Through the process of these strategies, the Buffer Twitter account hit a thousand followers, then ten thousand, then a hundred thousand—and sits at over one million followers in 2019.

But those followers come in one by one. It wasn’t some giant marketing scheme that brought them in overnight.

And perhaps the accomplish the Buffer team is most proud of isn’t lots of followers, but the consistent engagement for nearly every tweet.

Finally, like all startup founders, the financials are the lifeblood of business, and the numbers are really strong there, too.

Buffer has consistently grown, from multiple funding rounds to the point where the team was able to buy back the entire company from investors in 2018.

Buffer is a work in progress, like all companies, but Twitter has helped put Buffer on the map.

Conclusion

If you’re looking to boost your Twitter following, these strategies are the way to grow.

Start by being honest about what you want out of the platform. At Buffer, transparency, and honesty has always been at the forefront, so start with sharing and promoting others.

You’ll build goodwill, but more importantly, you’ll do the right thing.
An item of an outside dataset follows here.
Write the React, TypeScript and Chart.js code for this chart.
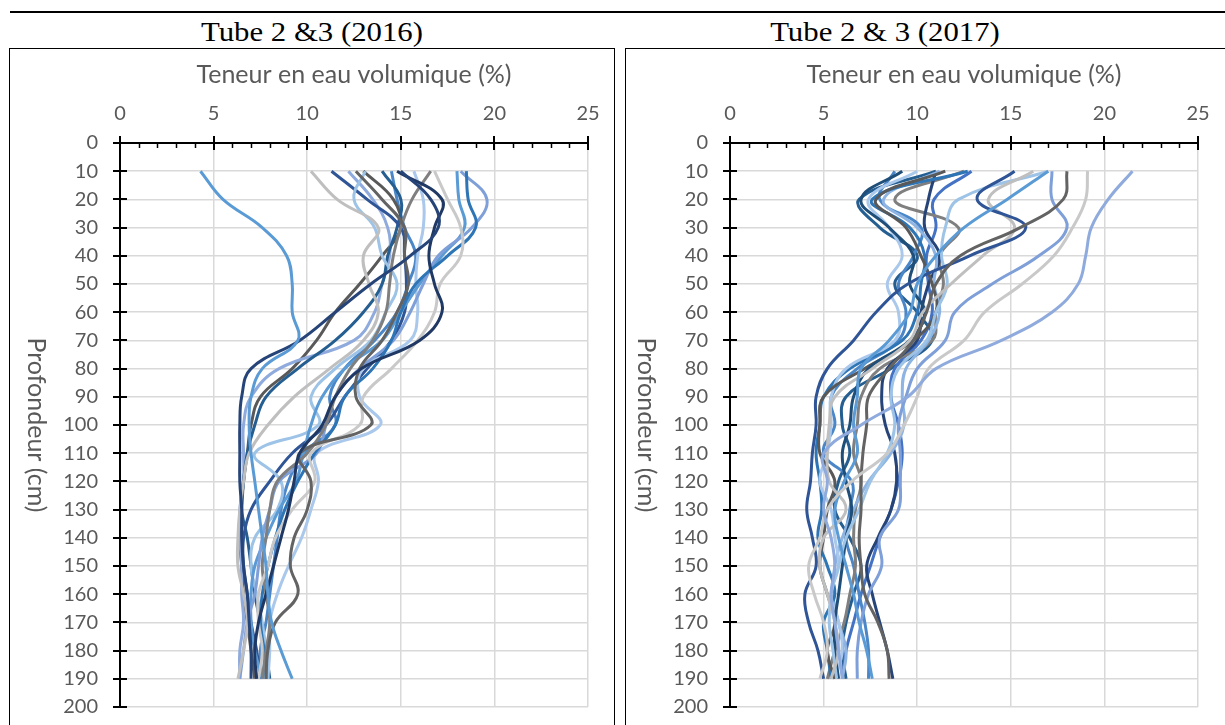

You can set yourself apart from the other Twitter users just out to promote themselves by focusing on others.

Next, you want to be consistent. Show up every day and deliver top-notch content. Build trust by doing what’s right again and again and over-delivering on value.

Don’t lose focus on your customers as you grow your account.

Stay laser-focused on your niche, providing helpful information for the people who want to know what you have to share, and not diluting your brand image with other fluff.

And don’t be afraid to think outside of the box with your tweets. There’s a time for “normal” tweets, to be sure, but if you never experiment you’ll never see the benefits of creativity.

And finally, be fast. Twitter is a fast-paced platform and responding quickly builds rapport with people who comment. It shows you care and are eager to help them out.

I hope these tips are helpful for you to get fully hooked on Twitter with your startup’s Twitter account.

Taking it seriously and investing a small amount of time each day can make a big difference.